(Plotting code records)
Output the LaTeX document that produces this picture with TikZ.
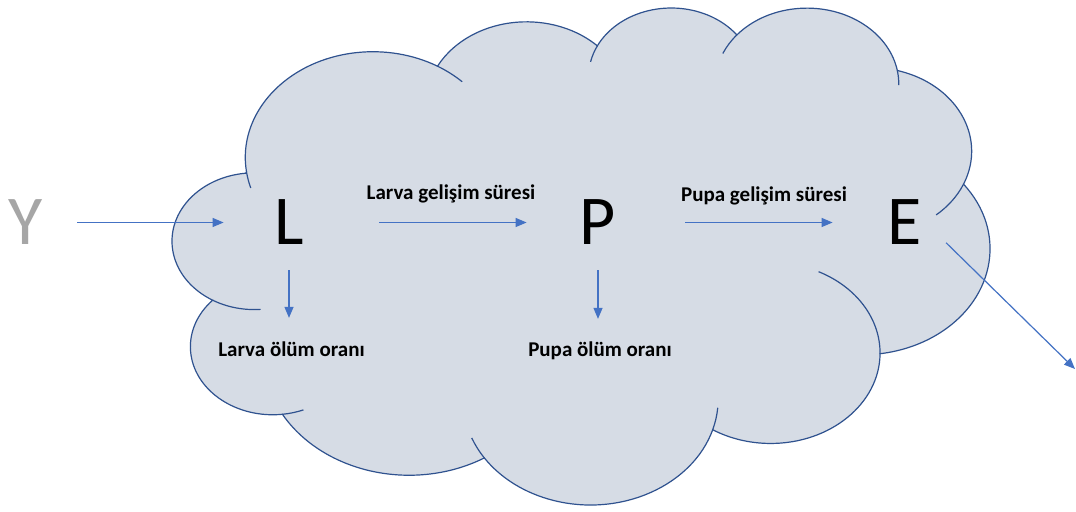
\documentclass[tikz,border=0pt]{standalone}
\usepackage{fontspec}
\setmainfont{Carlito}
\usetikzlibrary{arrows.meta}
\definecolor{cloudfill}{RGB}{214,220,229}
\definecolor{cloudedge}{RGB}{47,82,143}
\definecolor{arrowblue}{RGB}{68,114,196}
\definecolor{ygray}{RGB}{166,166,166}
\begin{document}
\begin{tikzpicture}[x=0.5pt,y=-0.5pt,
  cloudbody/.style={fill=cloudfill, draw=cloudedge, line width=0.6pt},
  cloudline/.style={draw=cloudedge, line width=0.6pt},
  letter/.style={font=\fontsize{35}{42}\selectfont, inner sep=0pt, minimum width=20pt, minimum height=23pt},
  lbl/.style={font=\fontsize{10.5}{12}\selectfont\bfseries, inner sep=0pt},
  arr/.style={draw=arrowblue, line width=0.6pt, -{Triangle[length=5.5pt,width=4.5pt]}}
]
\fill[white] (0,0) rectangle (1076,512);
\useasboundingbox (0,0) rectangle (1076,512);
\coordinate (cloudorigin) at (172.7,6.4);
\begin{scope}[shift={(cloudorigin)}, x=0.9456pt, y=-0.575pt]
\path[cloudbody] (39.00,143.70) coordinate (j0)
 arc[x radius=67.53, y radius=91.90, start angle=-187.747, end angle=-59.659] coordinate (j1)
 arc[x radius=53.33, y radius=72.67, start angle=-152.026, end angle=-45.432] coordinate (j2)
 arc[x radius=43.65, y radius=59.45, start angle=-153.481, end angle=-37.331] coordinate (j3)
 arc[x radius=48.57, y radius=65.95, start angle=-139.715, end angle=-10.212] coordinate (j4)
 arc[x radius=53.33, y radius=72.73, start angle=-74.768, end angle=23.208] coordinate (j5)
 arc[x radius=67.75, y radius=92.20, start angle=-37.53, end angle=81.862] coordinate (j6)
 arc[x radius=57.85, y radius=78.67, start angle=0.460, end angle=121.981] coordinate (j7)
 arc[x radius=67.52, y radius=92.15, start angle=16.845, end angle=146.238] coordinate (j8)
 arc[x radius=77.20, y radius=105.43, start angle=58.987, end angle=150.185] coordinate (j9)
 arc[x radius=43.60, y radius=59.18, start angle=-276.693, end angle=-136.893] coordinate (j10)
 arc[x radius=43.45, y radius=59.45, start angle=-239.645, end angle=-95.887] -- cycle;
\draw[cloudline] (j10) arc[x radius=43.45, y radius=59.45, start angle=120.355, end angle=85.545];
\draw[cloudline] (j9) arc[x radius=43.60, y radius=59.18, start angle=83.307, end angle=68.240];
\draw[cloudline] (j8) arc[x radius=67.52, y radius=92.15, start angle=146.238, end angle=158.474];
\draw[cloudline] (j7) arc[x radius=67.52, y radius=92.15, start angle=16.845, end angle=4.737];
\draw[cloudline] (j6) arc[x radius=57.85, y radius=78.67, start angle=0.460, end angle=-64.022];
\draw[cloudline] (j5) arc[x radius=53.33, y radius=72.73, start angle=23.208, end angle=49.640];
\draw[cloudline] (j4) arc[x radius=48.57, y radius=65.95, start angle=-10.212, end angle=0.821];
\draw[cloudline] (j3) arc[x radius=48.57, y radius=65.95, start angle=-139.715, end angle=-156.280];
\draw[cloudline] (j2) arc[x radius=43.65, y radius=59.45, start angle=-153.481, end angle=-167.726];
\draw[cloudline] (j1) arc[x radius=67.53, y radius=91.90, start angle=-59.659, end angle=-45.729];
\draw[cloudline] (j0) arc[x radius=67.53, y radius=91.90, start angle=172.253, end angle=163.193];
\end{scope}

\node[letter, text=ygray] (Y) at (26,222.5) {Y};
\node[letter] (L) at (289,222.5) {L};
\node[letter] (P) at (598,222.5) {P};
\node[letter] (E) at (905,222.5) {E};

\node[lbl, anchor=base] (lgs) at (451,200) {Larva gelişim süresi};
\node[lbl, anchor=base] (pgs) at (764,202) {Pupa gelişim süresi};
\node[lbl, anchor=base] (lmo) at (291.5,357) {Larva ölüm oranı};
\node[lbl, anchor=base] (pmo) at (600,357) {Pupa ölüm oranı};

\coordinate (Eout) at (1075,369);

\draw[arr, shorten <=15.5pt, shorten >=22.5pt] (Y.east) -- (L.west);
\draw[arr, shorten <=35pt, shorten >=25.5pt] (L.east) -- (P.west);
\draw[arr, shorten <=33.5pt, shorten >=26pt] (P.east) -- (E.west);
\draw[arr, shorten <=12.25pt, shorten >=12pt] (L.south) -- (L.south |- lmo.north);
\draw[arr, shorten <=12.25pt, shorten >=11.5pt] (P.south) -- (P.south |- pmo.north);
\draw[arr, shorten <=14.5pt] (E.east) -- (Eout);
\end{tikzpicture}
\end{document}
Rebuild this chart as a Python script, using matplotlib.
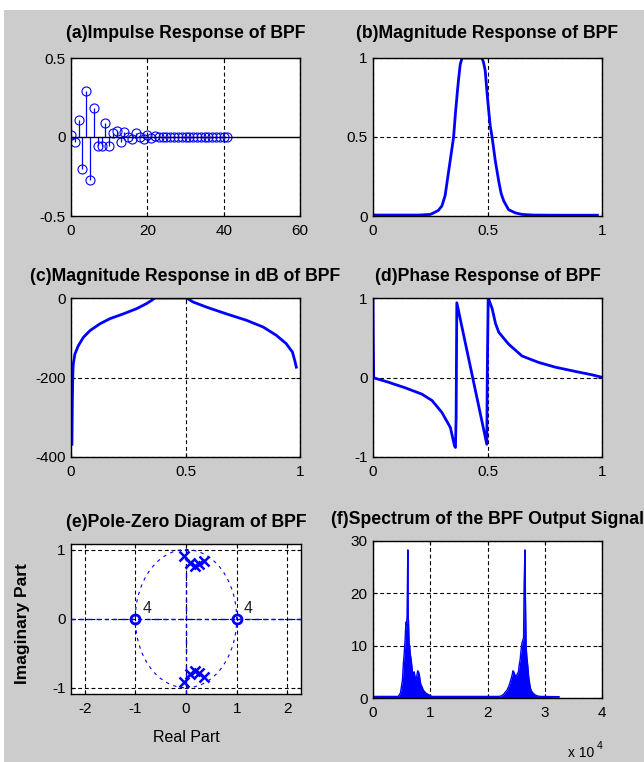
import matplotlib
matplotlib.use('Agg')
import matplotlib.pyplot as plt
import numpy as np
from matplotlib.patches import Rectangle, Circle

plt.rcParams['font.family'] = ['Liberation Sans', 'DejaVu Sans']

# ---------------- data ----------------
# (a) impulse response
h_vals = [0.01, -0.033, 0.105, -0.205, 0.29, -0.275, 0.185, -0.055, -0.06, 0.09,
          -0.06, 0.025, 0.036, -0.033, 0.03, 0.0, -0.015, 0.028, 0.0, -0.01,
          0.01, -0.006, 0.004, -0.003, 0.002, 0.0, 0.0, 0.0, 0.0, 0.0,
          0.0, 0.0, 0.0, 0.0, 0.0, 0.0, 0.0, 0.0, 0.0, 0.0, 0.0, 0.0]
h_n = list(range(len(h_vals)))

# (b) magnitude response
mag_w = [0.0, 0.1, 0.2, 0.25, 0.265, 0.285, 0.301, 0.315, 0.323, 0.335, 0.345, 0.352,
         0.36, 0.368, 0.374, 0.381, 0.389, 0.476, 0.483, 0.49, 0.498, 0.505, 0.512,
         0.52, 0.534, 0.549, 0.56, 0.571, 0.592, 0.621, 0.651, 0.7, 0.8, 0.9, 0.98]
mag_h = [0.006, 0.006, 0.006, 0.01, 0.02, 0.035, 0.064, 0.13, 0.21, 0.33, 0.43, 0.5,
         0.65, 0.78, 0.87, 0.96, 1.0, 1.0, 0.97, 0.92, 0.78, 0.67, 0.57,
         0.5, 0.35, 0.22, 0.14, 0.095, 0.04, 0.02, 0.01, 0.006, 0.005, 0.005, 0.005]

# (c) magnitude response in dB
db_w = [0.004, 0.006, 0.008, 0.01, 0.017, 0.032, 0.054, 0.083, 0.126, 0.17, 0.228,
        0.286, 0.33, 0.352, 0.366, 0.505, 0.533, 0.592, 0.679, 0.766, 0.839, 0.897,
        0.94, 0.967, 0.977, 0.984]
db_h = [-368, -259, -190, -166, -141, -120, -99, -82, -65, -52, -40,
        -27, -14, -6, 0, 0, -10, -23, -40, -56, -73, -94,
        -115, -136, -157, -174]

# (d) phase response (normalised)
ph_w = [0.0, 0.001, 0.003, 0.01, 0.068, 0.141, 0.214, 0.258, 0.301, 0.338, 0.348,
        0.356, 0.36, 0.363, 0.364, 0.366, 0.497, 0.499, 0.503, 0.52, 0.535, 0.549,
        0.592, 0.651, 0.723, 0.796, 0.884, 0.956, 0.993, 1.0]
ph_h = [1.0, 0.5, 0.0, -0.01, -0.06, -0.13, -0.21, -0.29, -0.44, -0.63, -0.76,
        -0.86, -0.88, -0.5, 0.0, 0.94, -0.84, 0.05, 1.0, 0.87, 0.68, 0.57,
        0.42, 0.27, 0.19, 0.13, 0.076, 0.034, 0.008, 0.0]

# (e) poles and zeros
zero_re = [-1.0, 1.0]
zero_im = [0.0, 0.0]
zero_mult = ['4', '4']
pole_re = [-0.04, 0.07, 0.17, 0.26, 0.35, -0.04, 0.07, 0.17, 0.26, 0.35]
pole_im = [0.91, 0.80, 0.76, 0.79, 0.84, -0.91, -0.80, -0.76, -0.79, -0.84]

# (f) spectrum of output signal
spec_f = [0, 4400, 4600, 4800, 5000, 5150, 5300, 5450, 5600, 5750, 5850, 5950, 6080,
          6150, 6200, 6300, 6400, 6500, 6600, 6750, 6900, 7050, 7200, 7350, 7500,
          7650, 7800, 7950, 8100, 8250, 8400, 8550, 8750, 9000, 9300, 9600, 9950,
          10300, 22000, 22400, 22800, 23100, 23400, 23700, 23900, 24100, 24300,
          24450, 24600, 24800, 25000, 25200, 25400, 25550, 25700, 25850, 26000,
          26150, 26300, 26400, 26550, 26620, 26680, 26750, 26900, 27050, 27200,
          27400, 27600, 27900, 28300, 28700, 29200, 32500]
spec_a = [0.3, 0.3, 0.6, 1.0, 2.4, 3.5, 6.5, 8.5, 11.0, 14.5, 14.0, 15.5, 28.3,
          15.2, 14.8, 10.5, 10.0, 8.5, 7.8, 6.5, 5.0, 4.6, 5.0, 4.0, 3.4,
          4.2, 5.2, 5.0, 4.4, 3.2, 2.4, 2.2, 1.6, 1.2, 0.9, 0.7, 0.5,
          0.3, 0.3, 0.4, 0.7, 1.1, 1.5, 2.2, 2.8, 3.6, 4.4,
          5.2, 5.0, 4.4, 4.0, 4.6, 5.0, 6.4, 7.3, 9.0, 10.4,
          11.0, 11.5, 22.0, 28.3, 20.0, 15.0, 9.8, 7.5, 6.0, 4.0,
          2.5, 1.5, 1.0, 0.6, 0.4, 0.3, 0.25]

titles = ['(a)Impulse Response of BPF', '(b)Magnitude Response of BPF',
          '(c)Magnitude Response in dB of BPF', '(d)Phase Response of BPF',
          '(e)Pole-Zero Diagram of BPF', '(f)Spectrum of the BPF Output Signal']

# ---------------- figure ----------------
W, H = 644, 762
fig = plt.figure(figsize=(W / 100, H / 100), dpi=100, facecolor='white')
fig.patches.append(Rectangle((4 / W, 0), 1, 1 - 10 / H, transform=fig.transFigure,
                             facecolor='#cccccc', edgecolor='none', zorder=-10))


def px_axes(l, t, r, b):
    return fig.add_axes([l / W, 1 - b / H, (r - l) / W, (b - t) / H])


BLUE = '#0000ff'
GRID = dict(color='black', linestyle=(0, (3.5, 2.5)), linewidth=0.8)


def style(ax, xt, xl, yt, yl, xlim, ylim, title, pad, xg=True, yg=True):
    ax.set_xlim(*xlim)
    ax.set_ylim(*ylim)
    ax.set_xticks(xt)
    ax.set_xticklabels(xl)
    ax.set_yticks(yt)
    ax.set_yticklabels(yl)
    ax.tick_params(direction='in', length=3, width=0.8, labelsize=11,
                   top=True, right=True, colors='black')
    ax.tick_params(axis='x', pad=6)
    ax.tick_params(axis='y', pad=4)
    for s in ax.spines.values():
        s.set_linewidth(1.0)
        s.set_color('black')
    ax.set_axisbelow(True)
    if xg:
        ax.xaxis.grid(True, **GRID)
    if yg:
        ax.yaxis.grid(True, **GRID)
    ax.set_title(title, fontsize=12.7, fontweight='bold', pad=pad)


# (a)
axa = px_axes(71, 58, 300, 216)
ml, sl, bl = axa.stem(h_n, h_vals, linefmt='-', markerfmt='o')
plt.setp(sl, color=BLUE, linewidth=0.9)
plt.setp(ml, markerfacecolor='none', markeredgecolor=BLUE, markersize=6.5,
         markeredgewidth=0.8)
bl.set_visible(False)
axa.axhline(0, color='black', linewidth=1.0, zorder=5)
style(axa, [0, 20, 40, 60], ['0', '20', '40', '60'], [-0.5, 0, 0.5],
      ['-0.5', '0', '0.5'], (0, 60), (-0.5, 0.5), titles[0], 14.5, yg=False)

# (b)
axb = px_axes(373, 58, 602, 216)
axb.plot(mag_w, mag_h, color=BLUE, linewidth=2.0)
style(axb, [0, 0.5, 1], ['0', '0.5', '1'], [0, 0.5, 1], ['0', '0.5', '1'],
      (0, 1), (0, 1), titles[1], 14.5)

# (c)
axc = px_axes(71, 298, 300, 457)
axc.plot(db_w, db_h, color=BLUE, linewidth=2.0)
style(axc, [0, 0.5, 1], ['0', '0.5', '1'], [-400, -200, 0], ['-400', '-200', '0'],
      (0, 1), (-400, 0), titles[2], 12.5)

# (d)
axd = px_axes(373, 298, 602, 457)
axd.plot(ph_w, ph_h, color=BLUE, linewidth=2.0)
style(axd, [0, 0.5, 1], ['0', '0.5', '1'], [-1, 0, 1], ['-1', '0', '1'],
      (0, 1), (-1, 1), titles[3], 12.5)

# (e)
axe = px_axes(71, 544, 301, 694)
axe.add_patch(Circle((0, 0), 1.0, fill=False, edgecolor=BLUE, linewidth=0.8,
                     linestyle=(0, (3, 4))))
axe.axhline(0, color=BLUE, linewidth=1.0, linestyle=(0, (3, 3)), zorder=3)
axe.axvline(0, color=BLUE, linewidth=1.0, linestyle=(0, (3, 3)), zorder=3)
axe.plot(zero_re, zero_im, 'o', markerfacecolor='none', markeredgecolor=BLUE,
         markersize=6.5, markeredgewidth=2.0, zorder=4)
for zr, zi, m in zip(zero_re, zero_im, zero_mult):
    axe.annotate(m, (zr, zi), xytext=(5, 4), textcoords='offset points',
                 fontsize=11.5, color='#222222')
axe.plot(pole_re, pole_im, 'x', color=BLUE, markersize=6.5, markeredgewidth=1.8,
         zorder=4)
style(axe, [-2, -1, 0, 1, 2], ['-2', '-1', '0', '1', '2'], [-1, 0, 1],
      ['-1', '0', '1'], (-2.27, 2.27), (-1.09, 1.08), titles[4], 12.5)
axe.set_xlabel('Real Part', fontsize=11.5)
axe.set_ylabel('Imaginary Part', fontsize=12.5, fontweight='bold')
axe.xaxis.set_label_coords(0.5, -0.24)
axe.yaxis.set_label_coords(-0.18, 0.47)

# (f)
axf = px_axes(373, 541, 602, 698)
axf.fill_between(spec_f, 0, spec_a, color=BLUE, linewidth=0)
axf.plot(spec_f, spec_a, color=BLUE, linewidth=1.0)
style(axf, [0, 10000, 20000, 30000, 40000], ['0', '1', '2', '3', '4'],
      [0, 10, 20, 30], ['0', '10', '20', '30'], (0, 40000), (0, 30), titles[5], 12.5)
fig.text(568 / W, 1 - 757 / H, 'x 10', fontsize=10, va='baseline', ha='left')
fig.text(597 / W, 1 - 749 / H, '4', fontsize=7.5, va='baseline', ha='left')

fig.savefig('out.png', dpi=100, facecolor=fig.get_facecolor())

What you will do = Repeat, with no pictures, exactly the lines from the one containing "Rebuild this chart" through the one containing "from matplotlib.patches import", the first and last included.

Solution for this problem =
Rebuild this chart as a Python script, using matplotlib.
import matplotlib
matplotlib.use('Agg')
import matplotlib.pyplot as plt
import numpy as np
from matplotlib.patches import Rectangle, Circle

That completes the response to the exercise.